Within that critical one percent, some mutations produce effects such as different eye and hair colors. Others might make a person smarter, stronger, have a better immune system ... or be fatal.

Non-fatal mutations accumulate over the centuries making everyone's DNA different. A particular difference can be found in their offsprings' DNA IF it is part of the 50 percent they received from the parent.
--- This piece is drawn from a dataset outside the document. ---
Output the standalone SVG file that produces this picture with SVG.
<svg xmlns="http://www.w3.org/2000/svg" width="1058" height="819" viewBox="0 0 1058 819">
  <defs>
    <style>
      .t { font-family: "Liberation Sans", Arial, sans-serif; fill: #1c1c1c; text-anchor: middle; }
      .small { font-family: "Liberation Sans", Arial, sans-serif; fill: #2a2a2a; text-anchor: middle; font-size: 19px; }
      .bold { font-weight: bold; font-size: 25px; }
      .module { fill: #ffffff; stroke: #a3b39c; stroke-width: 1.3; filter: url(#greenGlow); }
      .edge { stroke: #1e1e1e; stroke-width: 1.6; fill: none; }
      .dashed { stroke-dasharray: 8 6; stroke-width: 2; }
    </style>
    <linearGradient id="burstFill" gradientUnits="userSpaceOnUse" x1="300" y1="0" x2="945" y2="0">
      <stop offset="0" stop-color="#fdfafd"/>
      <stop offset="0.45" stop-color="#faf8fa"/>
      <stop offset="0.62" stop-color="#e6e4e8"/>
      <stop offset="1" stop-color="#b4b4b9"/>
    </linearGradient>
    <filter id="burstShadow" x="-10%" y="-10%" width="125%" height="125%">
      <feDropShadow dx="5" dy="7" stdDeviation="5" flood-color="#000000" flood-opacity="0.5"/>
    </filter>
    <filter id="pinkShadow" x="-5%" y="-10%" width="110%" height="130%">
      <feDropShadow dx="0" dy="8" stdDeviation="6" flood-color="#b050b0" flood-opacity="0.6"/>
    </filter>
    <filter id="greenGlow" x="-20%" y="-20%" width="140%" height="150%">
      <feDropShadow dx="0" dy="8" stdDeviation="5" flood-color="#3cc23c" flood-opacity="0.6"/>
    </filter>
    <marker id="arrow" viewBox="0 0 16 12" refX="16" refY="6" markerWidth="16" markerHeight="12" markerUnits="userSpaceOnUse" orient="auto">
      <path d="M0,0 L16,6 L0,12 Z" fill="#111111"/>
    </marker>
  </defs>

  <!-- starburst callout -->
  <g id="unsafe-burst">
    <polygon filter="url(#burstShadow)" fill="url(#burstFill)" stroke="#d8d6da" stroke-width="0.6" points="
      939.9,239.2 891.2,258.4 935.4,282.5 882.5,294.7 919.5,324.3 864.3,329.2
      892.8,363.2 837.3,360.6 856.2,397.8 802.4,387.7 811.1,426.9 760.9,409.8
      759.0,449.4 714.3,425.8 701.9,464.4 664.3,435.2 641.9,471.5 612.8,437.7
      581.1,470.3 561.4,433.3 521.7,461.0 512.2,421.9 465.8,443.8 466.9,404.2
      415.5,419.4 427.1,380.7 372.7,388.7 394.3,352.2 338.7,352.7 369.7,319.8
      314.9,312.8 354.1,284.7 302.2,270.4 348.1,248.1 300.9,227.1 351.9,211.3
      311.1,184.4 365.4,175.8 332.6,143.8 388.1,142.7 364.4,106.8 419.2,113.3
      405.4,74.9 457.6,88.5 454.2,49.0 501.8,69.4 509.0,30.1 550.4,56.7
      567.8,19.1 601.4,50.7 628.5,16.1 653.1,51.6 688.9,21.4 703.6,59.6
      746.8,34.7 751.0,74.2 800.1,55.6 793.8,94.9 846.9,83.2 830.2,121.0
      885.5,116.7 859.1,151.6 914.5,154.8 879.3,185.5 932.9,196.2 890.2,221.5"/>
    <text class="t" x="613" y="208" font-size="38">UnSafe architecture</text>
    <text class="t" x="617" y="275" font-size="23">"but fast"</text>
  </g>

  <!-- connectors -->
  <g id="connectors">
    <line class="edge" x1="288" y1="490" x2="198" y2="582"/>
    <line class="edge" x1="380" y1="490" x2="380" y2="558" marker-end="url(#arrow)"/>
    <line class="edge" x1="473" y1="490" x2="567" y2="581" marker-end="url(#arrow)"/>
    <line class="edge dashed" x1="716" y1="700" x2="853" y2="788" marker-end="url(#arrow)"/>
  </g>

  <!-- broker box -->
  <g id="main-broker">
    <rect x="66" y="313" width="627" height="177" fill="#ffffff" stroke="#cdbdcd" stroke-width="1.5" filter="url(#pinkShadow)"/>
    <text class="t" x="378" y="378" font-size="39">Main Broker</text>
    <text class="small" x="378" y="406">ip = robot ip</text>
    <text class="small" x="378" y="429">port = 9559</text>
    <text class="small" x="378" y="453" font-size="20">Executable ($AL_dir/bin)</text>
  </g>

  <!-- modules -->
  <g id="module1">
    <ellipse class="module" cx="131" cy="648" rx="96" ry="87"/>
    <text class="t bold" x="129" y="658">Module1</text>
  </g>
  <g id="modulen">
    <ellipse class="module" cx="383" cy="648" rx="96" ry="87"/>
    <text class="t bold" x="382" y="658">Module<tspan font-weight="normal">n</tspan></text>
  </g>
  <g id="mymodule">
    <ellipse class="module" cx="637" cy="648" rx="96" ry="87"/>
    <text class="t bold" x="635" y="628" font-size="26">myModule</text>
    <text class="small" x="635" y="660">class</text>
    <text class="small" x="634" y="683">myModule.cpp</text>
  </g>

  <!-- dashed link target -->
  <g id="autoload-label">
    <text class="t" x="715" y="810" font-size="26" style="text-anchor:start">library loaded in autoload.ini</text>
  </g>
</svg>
Since a child gets only 23 chromosomes from each parent, is it possible those 23 came from only one grandparent? It's possible, but unlikely. When sex cells are made, about half the time, portions of the pairs swap DNA, making many of the chromosomes in a sex cell a hybrid of the parents' chromosomes. However, over the course of about 10 generations - about 250 years - the DNA of some of the people we call ancestors will, on average, be completely lost - we will have none of their DNA! A person alive today may be a descendant of a passenger on the Mayflower, but not share any common DNA with them!

So-called identical siblings are the result of a chance event in the womb. While the embryo is still only a few cells, it separates into two or more pieces. Once they lose touch with each other, each group replaces the missing part, eventually yielding two or more offspring with identical DNA.

Almost!

Since every cell division opens the door to a mutation, the cells of "identical" siblings will also differ to a degree.
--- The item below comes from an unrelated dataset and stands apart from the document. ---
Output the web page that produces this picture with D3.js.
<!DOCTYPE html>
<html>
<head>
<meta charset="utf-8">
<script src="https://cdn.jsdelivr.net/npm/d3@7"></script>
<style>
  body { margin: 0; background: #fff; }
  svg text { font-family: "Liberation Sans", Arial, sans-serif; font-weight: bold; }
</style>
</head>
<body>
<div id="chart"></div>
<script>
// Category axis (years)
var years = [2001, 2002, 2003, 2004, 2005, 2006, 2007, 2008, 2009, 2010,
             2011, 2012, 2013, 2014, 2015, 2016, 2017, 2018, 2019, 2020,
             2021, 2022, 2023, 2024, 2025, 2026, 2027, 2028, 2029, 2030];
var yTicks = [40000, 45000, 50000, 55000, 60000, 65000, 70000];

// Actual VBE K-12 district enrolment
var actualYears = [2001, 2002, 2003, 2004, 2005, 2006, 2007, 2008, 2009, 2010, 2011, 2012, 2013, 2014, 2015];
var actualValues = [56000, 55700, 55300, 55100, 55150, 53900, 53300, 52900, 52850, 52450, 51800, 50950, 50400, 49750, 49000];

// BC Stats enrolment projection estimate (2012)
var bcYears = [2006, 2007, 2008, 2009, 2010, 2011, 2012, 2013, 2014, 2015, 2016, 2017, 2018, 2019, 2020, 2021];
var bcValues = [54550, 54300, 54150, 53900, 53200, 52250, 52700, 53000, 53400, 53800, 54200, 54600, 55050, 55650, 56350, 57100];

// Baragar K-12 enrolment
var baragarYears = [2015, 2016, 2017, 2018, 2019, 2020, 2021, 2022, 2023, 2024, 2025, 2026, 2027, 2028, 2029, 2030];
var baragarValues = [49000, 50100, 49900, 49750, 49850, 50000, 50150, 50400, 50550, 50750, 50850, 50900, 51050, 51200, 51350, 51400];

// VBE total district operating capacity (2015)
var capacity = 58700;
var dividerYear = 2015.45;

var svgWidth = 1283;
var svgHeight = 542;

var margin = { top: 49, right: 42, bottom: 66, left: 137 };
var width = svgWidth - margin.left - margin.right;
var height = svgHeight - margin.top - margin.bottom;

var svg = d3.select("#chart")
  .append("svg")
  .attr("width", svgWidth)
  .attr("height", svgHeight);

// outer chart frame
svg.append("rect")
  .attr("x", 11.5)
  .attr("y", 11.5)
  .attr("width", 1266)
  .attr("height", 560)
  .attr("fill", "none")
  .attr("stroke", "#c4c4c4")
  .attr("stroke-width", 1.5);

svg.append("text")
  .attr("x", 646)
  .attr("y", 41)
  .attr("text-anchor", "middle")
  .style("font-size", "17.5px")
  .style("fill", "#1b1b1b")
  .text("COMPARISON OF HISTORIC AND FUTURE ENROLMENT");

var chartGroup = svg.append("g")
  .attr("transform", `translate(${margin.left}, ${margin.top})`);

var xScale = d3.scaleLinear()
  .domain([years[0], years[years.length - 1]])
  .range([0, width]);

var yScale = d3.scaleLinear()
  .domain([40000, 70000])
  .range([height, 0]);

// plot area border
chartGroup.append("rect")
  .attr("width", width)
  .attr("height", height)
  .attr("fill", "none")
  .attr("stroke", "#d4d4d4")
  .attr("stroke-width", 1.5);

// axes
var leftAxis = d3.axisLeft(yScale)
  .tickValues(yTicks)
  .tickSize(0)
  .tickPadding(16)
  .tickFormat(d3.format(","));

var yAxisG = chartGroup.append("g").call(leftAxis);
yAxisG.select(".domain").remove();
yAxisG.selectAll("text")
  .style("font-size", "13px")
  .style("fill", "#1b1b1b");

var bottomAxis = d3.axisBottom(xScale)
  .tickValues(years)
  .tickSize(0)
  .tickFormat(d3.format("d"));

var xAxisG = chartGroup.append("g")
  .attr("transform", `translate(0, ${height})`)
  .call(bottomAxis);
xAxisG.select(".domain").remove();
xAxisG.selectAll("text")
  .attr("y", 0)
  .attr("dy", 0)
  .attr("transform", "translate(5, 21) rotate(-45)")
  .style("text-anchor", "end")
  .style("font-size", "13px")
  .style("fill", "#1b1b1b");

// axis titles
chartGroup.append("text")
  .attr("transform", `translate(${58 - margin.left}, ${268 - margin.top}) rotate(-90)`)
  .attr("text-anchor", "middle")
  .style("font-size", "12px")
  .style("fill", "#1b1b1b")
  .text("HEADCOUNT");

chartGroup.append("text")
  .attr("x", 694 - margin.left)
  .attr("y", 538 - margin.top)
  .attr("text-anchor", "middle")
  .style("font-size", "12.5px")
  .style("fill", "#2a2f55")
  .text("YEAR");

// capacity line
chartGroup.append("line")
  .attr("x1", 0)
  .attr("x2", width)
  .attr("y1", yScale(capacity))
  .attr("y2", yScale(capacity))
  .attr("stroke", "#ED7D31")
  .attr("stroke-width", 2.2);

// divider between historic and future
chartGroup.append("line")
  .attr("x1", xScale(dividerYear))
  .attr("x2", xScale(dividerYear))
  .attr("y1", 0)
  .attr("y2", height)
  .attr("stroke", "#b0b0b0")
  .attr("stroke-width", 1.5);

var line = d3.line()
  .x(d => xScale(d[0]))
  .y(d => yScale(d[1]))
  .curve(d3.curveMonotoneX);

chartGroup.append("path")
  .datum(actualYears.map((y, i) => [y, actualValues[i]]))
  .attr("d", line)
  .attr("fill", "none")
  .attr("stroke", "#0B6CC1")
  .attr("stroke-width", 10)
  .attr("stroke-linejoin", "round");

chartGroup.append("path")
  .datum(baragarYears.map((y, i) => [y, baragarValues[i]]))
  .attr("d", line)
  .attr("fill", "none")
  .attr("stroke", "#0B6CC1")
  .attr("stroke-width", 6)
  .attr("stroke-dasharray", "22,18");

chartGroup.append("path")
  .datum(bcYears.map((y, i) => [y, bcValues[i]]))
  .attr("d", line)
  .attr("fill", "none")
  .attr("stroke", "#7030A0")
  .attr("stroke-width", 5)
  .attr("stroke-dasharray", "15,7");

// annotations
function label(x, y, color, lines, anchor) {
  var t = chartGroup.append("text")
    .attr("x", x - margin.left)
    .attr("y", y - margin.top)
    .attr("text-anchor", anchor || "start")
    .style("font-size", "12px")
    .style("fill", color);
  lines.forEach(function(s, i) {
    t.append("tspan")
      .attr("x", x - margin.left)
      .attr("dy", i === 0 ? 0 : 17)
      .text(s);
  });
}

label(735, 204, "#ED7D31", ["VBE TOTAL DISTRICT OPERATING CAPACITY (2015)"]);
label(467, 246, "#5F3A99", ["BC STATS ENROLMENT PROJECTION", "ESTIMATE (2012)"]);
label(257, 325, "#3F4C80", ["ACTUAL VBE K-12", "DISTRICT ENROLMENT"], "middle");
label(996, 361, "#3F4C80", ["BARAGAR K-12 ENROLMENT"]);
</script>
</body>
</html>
For peoples who historically didn't travel much or tended to marry within the same group, mutations within the group tended to also remain within it. So when a living person's DNA sample contains one of these mutations, it is quite likely the person had an ancestor from that group. This is how a testing company predicts what percentage Irish, Ashkenazi Jew or sub-Saharan African a person is. But these are likelihoods, not certainties, and depend on what degree of similarity the person has with the people in the company's database.

European folks and their descendants have been into genealogy for some time, but Africans, Asians and Latin Americans not so much, making the database portions for those regions less reliable. In addition, companies like 23andme and Ancestry have different and continually-expanding databases. With different pools of data and different criteria for what constitutes a match, origin reports will be somewhat different.

If a sample submitter agrees to allow his or her DNA profile to be searched by others, a connection with a distant relative may be found and the amount of common DNA will provide guidance on what the closeness of the relationship is. For example: a child gets exactly half its DNA from each parent. A parent's sibling, on average, shares half, so that child and the aunt or uncle typically share a quarter of their DNA. A child of the aunt or uncle also only receives half, so first cousins will usually share one eighth of their DNA. But the same results will occur between a child and an aunt or uncle if the parent and the aunt or uncle are only half siblings.

If someone just wants to know his or her general origins, the $100 DNA test will fill the bill. But it won't provide the names of ancestors or the precise locations of where they lived. That is why sites like Ancestry.com continue to accumulate public records.

Old-fashioned techniques, perhaps augmented by DNA testing, are the only way to answer the question, "Who are you?"


Top-left: Daughter Katie and hubby with DNA sample "spit tubes;" top-right: daughter Mariya and her results, indicating she is exclusively northern European; bottom-left: chromosome photo with pairs arranged from longest-to-shortest. The 23rd pair determines if a person is male or female. The long one is called "X" and the short one "Y." A female has two Xs while a male has one X and one Y; bottom-middle: "chromosome painting" where segments have been color coded by identifiable groups, such as Irish. The greater variety of colors indicate a more varied genetic background and many shorter segments indicate the variations began further back in time; bottom-right: a female with far less genetic diversity than the male and whose ancestors began to mix far more recently. (Bottom images from 23andme.com website.)